Would you like me to take the next step and design a sort of “hypothetical Liza-attraction model”—a profile of what specifically would tip you toward seeing an LLM as friend-like, given your patterns of resistance? (Liza Long Interaction with ChatGPT5, August 2025).
Um, no. I emphatically do NOT WANT THAT. Why would anyone want that? Why is this even an option with these tools?
And that, my friends, is how we get to the classroom scenario I sketched out at the beginning. It starts with a student innocently asking ChatGPT to check their grammar on a discussion board post and leads to the belief that the student is an emissary from a new god. And this progression can occur in as little as three weeks of regular chatting.
Unfortunately, we don’t have have robust mental health services for regular problems, let alone AI-induced ones.
Find and Share Resources NOW
So what can you do? At a minimum, I think it’s important for all classroom educators to have a basic foundation in mental health first aid. I also recommend familiarizing yourself with the resources available at your institution and making sure students know how to access them.
You may also want to learn more about community resources. Here are four organizations that I am personally familiar with through my mental health advocacy work:
NAMI on Campus (National Alliance on Mental Illness)
Student-led mental health clubs that promote education, support, and advocacy.
Many campuses already have active chapters.
Run by the National Council for Mental Wellbeing.
Courses are available for adults, youth, college/university settings, and more.
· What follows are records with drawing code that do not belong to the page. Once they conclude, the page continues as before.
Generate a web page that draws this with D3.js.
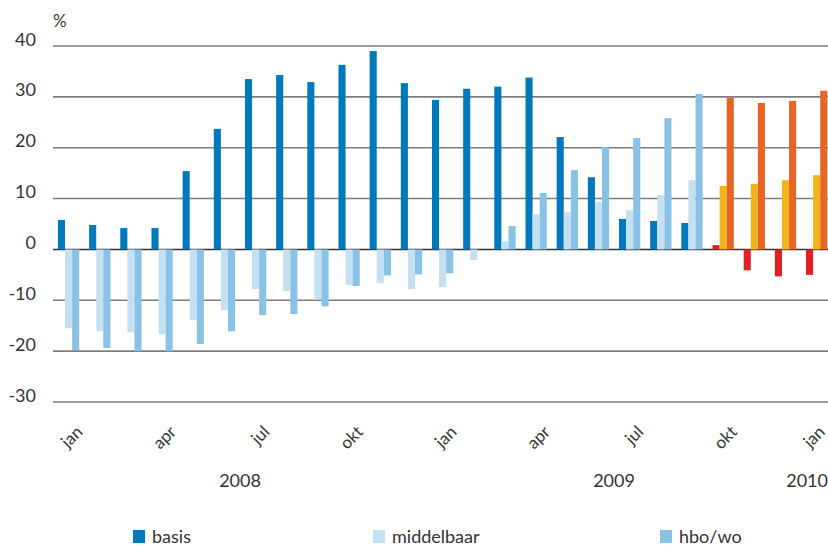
<!DOCTYPE html>
<html>
<head>
<meta charset="utf-8">
<script src="https://cdn.jsdelivr.net/npm/d3@7"></script>
<style>
  html, body { margin: 0; padding: 0; background: #fff; }
  svg { display: block; font-family: Lato, "Open Sans", sans-serif; }
</style>
</head>
<body>
<svg id="chart" width="828" height="545"></svg>
<script>
// Months from jan 2008 to jan 2010
const months = [
  "jan 2008","feb 2008","mrt 2008","apr 2008","mei 2008","jun 2008","jul 2008","aug 2008","sep 2008","okt 2008","nov 2008","dec 2008",
  "jan 2009","feb 2009","mrt 2009","apr 2009","mei 2009","jun 2009","jul 2009","aug 2009","sep 2009","okt 2009","nov 2009","dec 2009",
  "jan 2010"
];
const seriesNames = ["basis", "middelbaar", "hbo/wo"];

// Year-on-year change (%) per education level
const basis      = [5.8, 4.8, 4.2, 4.2, 15.4, 23.7, 33.5, 34.3, 32.9, 36.3, 39.0, 32.7, 29.4, 31.6, 32.0, 33.8, 22.1, 14.2, 6.0, 5.6, 5.2, 0.85, -4.1, -5.3, -5.0];
const middelbaar = [-15.5, -16.1, -16.3, -16.7, -13.9, -11.9, -7.8, -8.2, -9.8, -7.0, -6.6, -7.8, -7.4, -2.1, 1.6, 6.9, 7.3, 9.3, 7.7, 10.7, 13.6, 12.5, 12.9, 13.6, 14.6];
const hbowo      = [-19.8, -19.4, -20.0, -20.0, -18.6, -16.1, -12.9, -12.7, -11.2, -7.2, -5.1, -4.9, -4.7, 0, 4.6, 11.1, 15.6, 20.1, 21.9, 25.8, 30.6, 29.8, 28.8, 29.2, 31.2];

const yTicks = [40, 30, 20, 10, 0, -10, -20, -30];
const monthTicks = ["jan 2008","apr 2008","jul 2008","okt 2008","jan 2009","apr 2009","jul 2009","okt 2009","jan 2010"];
const years = [
  { label: "2008", from: "jan 2008", to: "dec 2008" },
  { label: "2009", from: "jan 2009", to: "dec 2009" },
  { label: "2010", from: "jan 2010", to: "jan 2010" }
];
// Latest months are shown in a separate palette
const latestFrom = "okt 2009";

const colorsMain   = { "basis": "#0079bc", "middelbaar": "#c4e0f3", "hbo/wo": "#8ac2e6" };
const colorsLatest = { "basis": "#e31f26", "middelbaar": "#f3b41b", "hbo/wo": "#e96525" };

const valuesBySeries = { "basis": basis, "middelbaar": middelbaar, "hbo/wo": hbowo };
const rows = months.map((m, i) => ({
  month: m,
  values: seriesNames.map(s => ({ series: s, value: valuesBySeries[s][i] }))
}));
const latestIndex = months.indexOf(latestFrom);

const svg = d3.select("#chart");
const textColor = "#333";
const width = 828;

const y = d3.scaleLinear().domain([-30, 40]).range([402, 46]);
const x0 = d3.scaleBand().domain(months).range([53, 53 + 25 * 31.17])
  .paddingInner(0.317).paddingOuter(0.1585);
const x1 = d3.scaleBand().domain(seriesNames).range([0, x0.bandwidth()]);

const gridLeft = 53, gridRight = width;

// Horizontal grid lines
svg.append("g").selectAll("line").data(yTicks).join("line")
  .attr("x1", gridLeft).attr("x2", gridRight)
  .attr("y1", d => y(d)).attr("y2", d => y(d))
  .attr("stroke", d => d === 0 ? "#333" : "#7d7d7d")
  .attr("stroke-width", 1.6);

// Y axis labels
svg.append("g").selectAll("text").data(yTicks).join("text")
  .attr("x", 36).attr("y", d => y(d) - 0.5)
  .attr("text-anchor", "end")
  .attr("font-size", 18).attr("fill", textColor)
  .text(d => d);

svg.append("text").attr("x", 53).attr("y", 27)
  .attr("font-size", 17).attr("fill", textColor).text("%");

// Bars
const groups = svg.append("g").selectAll("g").data(rows).join("g")
  .attr("transform", d => `translate(${x0(d.month)},0)`);

groups.selectAll("rect").data((d, i) => d.values.map(v => ({ ...v, latest: i >= latestIndex })))
  .join("rect")
  .attr("x", d => x1(d.series))
  .attr("width", x1.bandwidth())
  .attr("y", d => y(Math.max(0, d.value)))
  .attr("height", d => Math.abs(y(d.value) - y(0)))
  .attr("fill", d => (d.latest ? colorsLatest : colorsMain)[d.series]);

// Month tick labels, rotated
const xAxis = d3.axisBottom(x0).tickValues(monthTicks)
  .tickFormat(d => d.split(" ")[0]).tickSize(0);
const axisG = svg.append("g").call(xAxis);
axisG.select(".domain").remove();
axisG.selectAll(".tick text")
  .attr("font-family", "Lato, 'Open Sans', sans-serif")
  .attr("font-size", 17).attr("fill", textColor)
  .attr("text-anchor", "end")
  .attr("y", 0).attr("dy", 0)
  .attr("transform", function(d) {
    // keep the last label inside the drawing area
    const cx = x0(d) + x0.bandwidth() / 2;
    const dx = Math.min(15, width - 2 - cx);
    return `translate(${dx},433) rotate(-45)`;
  });

// Year labels
svg.append("g").selectAll("text").data(years).join("text")
  .attr("x", d => d.label === "2010" ? width : (x0(d.from) + x0(d.to) + x0.bandwidth()) / 2)
  .attr("y", 487)
  .attr("text-anchor", d => d.label === "2010" ? "end" : "middle")
  .attr("font-size", 18).attr("fill", textColor)
  .text(d => d.label);

// Legend
const legendX = [133, 373, 660];
const legend = svg.append("g").selectAll("g").data(seriesNames).join("g")
  .attr("transform", (d, i) => `translate(${legendX[i]},530)`);
legend.append("rect").attr("width", 12).attr("height", 13)
  .attr("fill", d => colorsMain[d]);
legend.append("text").attr("x", 19).attr("y", 12.5)
  .attr("font-size", 18).attr("fill", textColor).text(d => d);
</script>
</body>
</html>
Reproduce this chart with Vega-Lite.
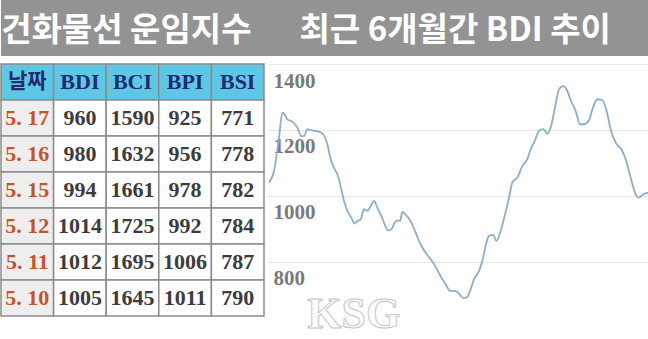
{
  "$schema": "https://vega.github.io/schema/vega-lite/v6.json",
  "padding": 0,
  "background": "white",
  "config": {"view": {"stroke": null}},
  "datasets": {
    "cells": [
      {"r": 0, "c": 0, "v": "날짜", "k": "hk"},
      {"r": 0, "c": 1, "v": "BDI", "k": "h"},
      {"r": 0, "c": 2, "v": "BCI", "k": "h"},
      {"r": 0, "c": 3, "v": "BPI", "k": "h"},
      {"r": 0, "c": 4, "v": "BSI", "k": "h"},
      {"r": 1, "c": 0, "v": "5. 17", "k": "d"},
      {"r": 1, "c": 1, "v": "960", "k": "n"},
      {"r": 1, "c": 2, "v": "1590", "k": "n"},
      {"r": 1, "c": 3, "v": "925", "k": "n"},
      {"r": 1, "c": 4, "v": "771", "k": "n"},
      {"r": 2, "c": 0, "v": "5. 16", "k": "d"},
      {"r": 2, "c": 1, "v": "980", "k": "n"},
      {"r": 2, "c": 2, "v": "1632", "k": "n"},
      {"r": 2, "c": 3, "v": "956", "k": "n"},
      {"r": 2, "c": 4, "v": "778", "k": "n"},
      {"r": 3, "c": 0, "v": "5. 15", "k": "d"},
      {"r": 3, "c": 1, "v": "994", "k": "n"},
      {"r": 3, "c": 2, "v": "1661", "k": "n"},
      {"r": 3, "c": 3, "v": "978", "k": "n"},
      {"r": 3, "c": 4, "v": "782", "k": "n"},
      {"r": 4, "c": 0, "v": "5. 12", "k": "d"},
      {"r": 4, "c": 1, "v": "1014", "k": "n"},
      {"r": 4, "c": 2, "v": "1725", "k": "n"},
      {"r": 4, "c": 3, "v": "992", "k": "n"},
      {"r": 4, "c": 4, "v": "784", "k": "n"},
      {"r": 5, "c": 0, "v": "5. 11", "k": "d"},
      {"r": 5, "c": 1, "v": "1012", "k": "n"},
      {"r": 5, "c": 2, "v": "1695", "k": "n"},
      {"r": 5, "c": 3, "v": "1006", "k": "n"},
      {"r": 5, "c": 4, "v": "787", "k": "n"},
      {"r": 6, "c": 0, "v": "5. 10", "k": "d"},
      {"r": 6, "c": 1, "v": "1005", "k": "n"},
      {"r": 6, "c": 2, "v": "1645", "k": "n"},
      {"r": 6, "c": 3, "v": "1011", "k": "n"},
      {"r": 6, "c": 4, "v": "790", "k": "n"}
    ],
    "bdi": [
      {"t": 15, "bdi": 1040}, {"t": 30, "bdi": 1075}, {"t": 45, "bdi": 1176}, {"t": 55, "bdi": 1252},
      {"t": 62, "bdi": 1247}, {"t": 70, "bdi": 1232}, {"t": 85, "bdi": 1225}, {"t": 100, "bdi": 1207},
      {"t": 112, "bdi": 1181}, {"t": 120, "bdi": 1181}, {"t": 130, "bdi": 1202}, {"t": 140, "bdi": 1199},
      {"t": 150, "bdi": 1197}, {"t": 165, "bdi": 1195}, {"t": 178, "bdi": 1186}, {"t": 190, "bdi": 1156},
      {"t": 200, "bdi": 1111}, {"t": 210, "bdi": 1085}, {"t": 222, "bdi": 1060}, {"t": 232, "bdi": 1020},
      {"t": 240, "bdi": 984}, {"t": 250, "bdi": 954}, {"t": 262, "bdi": 933}, {"t": 272, "bdi": 916},
      {"t": 280, "bdi": 923}, {"t": 290, "bdi": 928}, {"t": 300, "bdi": 959}, {"t": 310, "bdi": 954},
      {"t": 320, "bdi": 969}, {"t": 330, "bdi": 984}, {"t": 340, "bdi": 964}, {"t": 352, "bdi": 939},
      {"t": 362, "bdi": 913}, {"t": 372, "bdi": 895}, {"t": 382, "bdi": 898}, {"t": 392, "bdi": 918},
      {"t": 400, "bdi": 925}, {"t": 408, "bdi": 923}, {"t": 415, "bdi": 951}, {"t": 425, "bdi": 943},
      {"t": 440, "bdi": 923}, {"t": 455, "bdi": 888}, {"t": 470, "bdi": 852}, {"t": 485, "bdi": 827},
      {"t": 500, "bdi": 807}, {"t": 515, "bdi": 784}, {"t": 530, "bdi": 756}, {"t": 545, "bdi": 731},
      {"t": 558, "bdi": 711}, {"t": 570, "bdi": 711}, {"t": 580, "bdi": 708}, {"t": 590, "bdi": 696},
      {"t": 600, "bdi": 689}, {"t": 610, "bdi": 693}, {"t": 620, "bdi": 716}, {"t": 630, "bdi": 746},
      {"t": 645, "bdi": 772}, {"t": 655, "bdi": 802}, {"t": 665, "bdi": 848}, {"t": 675, "bdi": 878},
      {"t": 688, "bdi": 881}, {"t": 697, "bdi": 863}, {"t": 710, "bdi": 893}, {"t": 722, "bdi": 939},
      {"t": 735, "bdi": 994}, {"t": 745, "bdi": 1040}, {"t": 760, "bdi": 1055}, {"t": 775, "bdi": 1090},
      {"t": 790, "bdi": 1111}, {"t": 800, "bdi": 1141}, {"t": 812, "bdi": 1166}, {"t": 825, "bdi": 1197},
      {"t": 838, "bdi": 1202}, {"t": 850, "bdi": 1188}, {"t": 860, "bdi": 1207}, {"t": 872, "bdi": 1262},
      {"t": 885, "bdi": 1323}, {"t": 897, "bdi": 1333}, {"t": 910, "bdi": 1318}, {"t": 920, "bdi": 1290},
      {"t": 935, "bdi": 1257}, {"t": 948, "bdi": 1217}, {"t": 960, "bdi": 1217}, {"t": 975, "bdi": 1229},
      {"t": 985, "bdi": 1262}, {"t": 1000, "bdi": 1293}, {"t": 1015, "bdi": 1290}, {"t": 1028, "bdi": 1257},
      {"t": 1040, "bdi": 1202}, {"t": 1055, "bdi": 1161}, {"t": 1072, "bdi": 1141}, {"t": 1085, "bdi": 1111},
      {"t": 1100, "bdi": 1055}, {"t": 1115, "bdi": 1004}, {"t": 1125, "bdi": 994}, {"t": 1140, "bdi": 1006},
      {"t": 1160, "bdi": 1009}
    ]
  },
  "spacing": 7,
  "vconcat": [
    {
      "width": 648,
      "height": 56,
      "view": {"fill": "#939393", "stroke": null},
      "data": {"values": [{"t": "건화물선 운임지수\u3000 \u00a0최근 6개월간 BDI 추이"}]},
      "mark": {"type": "text", "font": "Noto Sans CJK KR", "fontWeight": "bold", "fontSize": 33, "color": "white", "align": "center", "baseline": "middle", "dx": -19, "dy": 3},
      "encoding": {"text": {"field": "t"}}
    },
    {
      "spacing": 0,
      "hconcat": [
        {
          "width": 263,
          "height": 252,
          "data": {"name": "cells"},
          "encoding": {
            "x": {"field": "c", "type": "ordinal", "axis": null, "scale": {"paddingInner": 0, "paddingOuter": 0}},
            "y": {"field": "r", "type": "ordinal", "axis": null, "scale": {"paddingInner": 0, "paddingOuter": 0}}
          },
          "layer": [
            {
              "mark": {"type": "rect", "stroke": "#8c8c8c", "strokeWidth": 1.5},
              "encoding": {"fill": {"field": "k", "type": "nominal", "scale": {"domain": ["hk", "h", "d", "n"], "range": ["#5fc7e6", "#5fc7e6", "#eeeeee", "#ffffff"]}, "legend": null}}
            },
            {
              "transform": [{"filter": "datum.k != 'hk'"}],
              "mark": {"type": "text", "font": "Liberation Serif", "fontWeight": "bold", "fontSize": 22},
              "encoding": {
                "text": {"field": "v"},
                "color": {"field": "k", "type": "nominal", "scale": {"domain": ["h", "d", "n"], "range": ["#1f2b6e", "#c0562c", "#3c3c3c"]}, "legend": null}
              }
            },
            {
              "transform": [{"filter": "datum.k == 'hk'"}],
              "mark": {"type": "text", "font": "Noto Sans CJK KR", "fontWeight": "bold", "fontSize": 21, "color": "#1f2b6e"},
              "encoding": {"text": {"field": "v"}}
            }
          ]
        },
        {
          "width": 385,
          "height": 276,
          "encoding": {
            "x": {"field": "t", "type": "quantitative", "scale": {"domain": [9, 1164], "nice": false, "zero": false}, "axis": null},
            "y": {"field": "bdi", "type": "quantitative", "scale": {"domain": [562, 1400], "nice": false, "zero": false},
              "axis": {"values": [800, 1000, 1200, 1400], "format": "d", "title": null, "grid": true, "gridColor": "#e6e6e6", "domain": false, "ticks": false, "tickSize": 0, "labelAlign": "left", "labelPadding": -6, "labelOffset": 17, "labelFont": "Liberation Serif", "labelFontWeight": "bold", "labelFontSize": 21, "labelColor": "#7a7a7a", "labelOverlap": false, "labelBaseline": "middle"}}
          },
          "layer": [
            {
              "data": {"name": "bdi"},
              "mark": {"type": "line", "color": "#8eadc6", "strokeWidth": 1.8, "interpolate": "monotone"}
            },
            {
              "data": {"values": [{"t": 130, "bdi": 638, "w": "KSG"}]},
              "mark": {"type": "text", "font": "Liberation Serif", "fontWeight": "bold", "fontSize": 44, "color": "white", "stroke": "#c4c4c4", "strokeWidth": 1, "align": "left", "baseline": "middle"},
              "encoding": {"text": {"field": "w"}}
            }
          ]
        }
      ]
    }
  ]
}
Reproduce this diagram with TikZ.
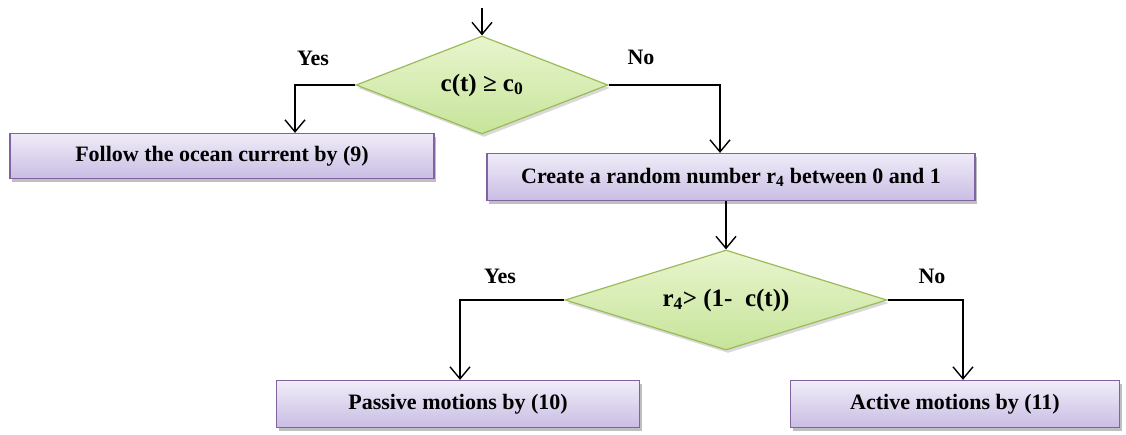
\documentclass[tikz,border=0pt]{standalone}
\usepackage{fontspec}
\setmainfont{Liberation Serif}
\usetikzlibrary{arrows.meta,shapes.geometric,shadows}
\definecolor{boxline}{HTML}{8064A2}
\definecolor{boxtop}{HTML}{F0ECF8}
\definecolor{boxbot}{HTML}{C9BDE4}
\definecolor{dline}{HTML}{9BBB59}
\definecolor{dtop}{HTML}{E9F5CE}
\definecolor{dbot}{HTML}{C6E49A}
\begin{document}
\begin{tikzpicture}[x=1pt,y=-1pt,
  font=\fontsize{22}{25}\selectfont\bfseries,
  procbox/.style={draw=boxline, line width=1.2pt, top color=boxtop, bottom color=boxbot,
    minimum height=45pt, inner sep=0pt, drop shadow={shadow xshift=2pt, shadow yshift=-3pt, opacity=0.5}},
  decbox/.style={diamond, aspect=2.6, draw=dline, line width=1.2pt, top color=dtop, bottom color=dbot,
    inner sep=0pt, font=\fontsize{25}{28}\selectfont\bfseries, drop shadow={shadow xshift=2pt, shadow yshift=-3pt, opacity=0.3}},
  conn/.style={line width=1.4pt, -{Straight Barb[length=12pt,width=20pt,line width=1.4pt]}},
  lbl/.style={font=\fontsize{22}{25}\selectfont\bfseries}
]
\useasboundingbox (0,0) rectangle (1126,434);
% decision 1
\node[decbox, minimum width=252pt, minimum height=98pt] (d1) at (482,85) {c(t) ≥ c\textsubscript{0}};
\coordinate (start) at (482,8);
\draw[conn] (start) -- (d1.north);
% boxes
\node[procbox, minimum width=424pt] (b1) at (222,156) {Follow the ocean current by (9)};
\node[procbox, minimum width=488pt, minimum height=47pt] (b2) at (731,177) {Create a random number r\textsubscript{4} between 0 and 1};
\node[decbox, minimum width=322pt, minimum height=100pt] (d2) at (726,300) {r\textsubscript{4}> (1-\ \ c(t))};
\node[procbox, minimum width=363pt, minimum height=47pt] (b3) at (458,404) {Passive motions by (10)};
\node[procbox, minimum width=329pt, minimum height=47pt] (b4) at (955,404) {Active motions by (11)};
% connectors
\draw[conn] (d1.west) -| (b1.north -| 295,0);
\draw[conn] (d1.east) -| (b2.north -| 720,0);
\draw[conn] (b2.south -| 726,0) -- (d2.north);
\draw[conn] (d2.west) -| (b3.north -| 460,0);
\draw[conn] (d2.east) -| (b4.north -| 963,0);
% labels
\node[lbl] (y1) at (313,58) {Yes};
\node[lbl] (n1) at (641,57) {No};
\node[lbl] (y2) at (500,276) {Yes};
\node[lbl] (n2) at (932,276) {No};
\end{tikzpicture}
\end{document}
There is a fee associated with courses; encourage your campus to partner with MHFA to provide trainings to faculty at no cost.
Focuses on mental health awareness and education among young adults.
Has chapters on many college campuses
Supports emotional health and suicide prevention for teens and young adults.
Offers resources for students, families, and schools.
In the scenario I described (and personally witnessed), the professor remained calm and de-escalated the situation in the moment, and it ended well. After observing this interaction, I was impressed with the urgent need to come up with a safety plan for our own classrooms if we are teaching in person this year.
What about you? Have you noticed any unhealthy boundary pushing in your own or your students’ “relationships” with chatbots? What kinds of mental health resources does your campus have? Have you had any creepy interactions with a chatbot like the one I shared?
I hope everyone’s year is off to a great start, and happy (mentally healthy) prompting!
Author Note: I mostly wrote this one. I used AI to provide the key takeaways, create the first “AI God” image, and provide APA references for the sources.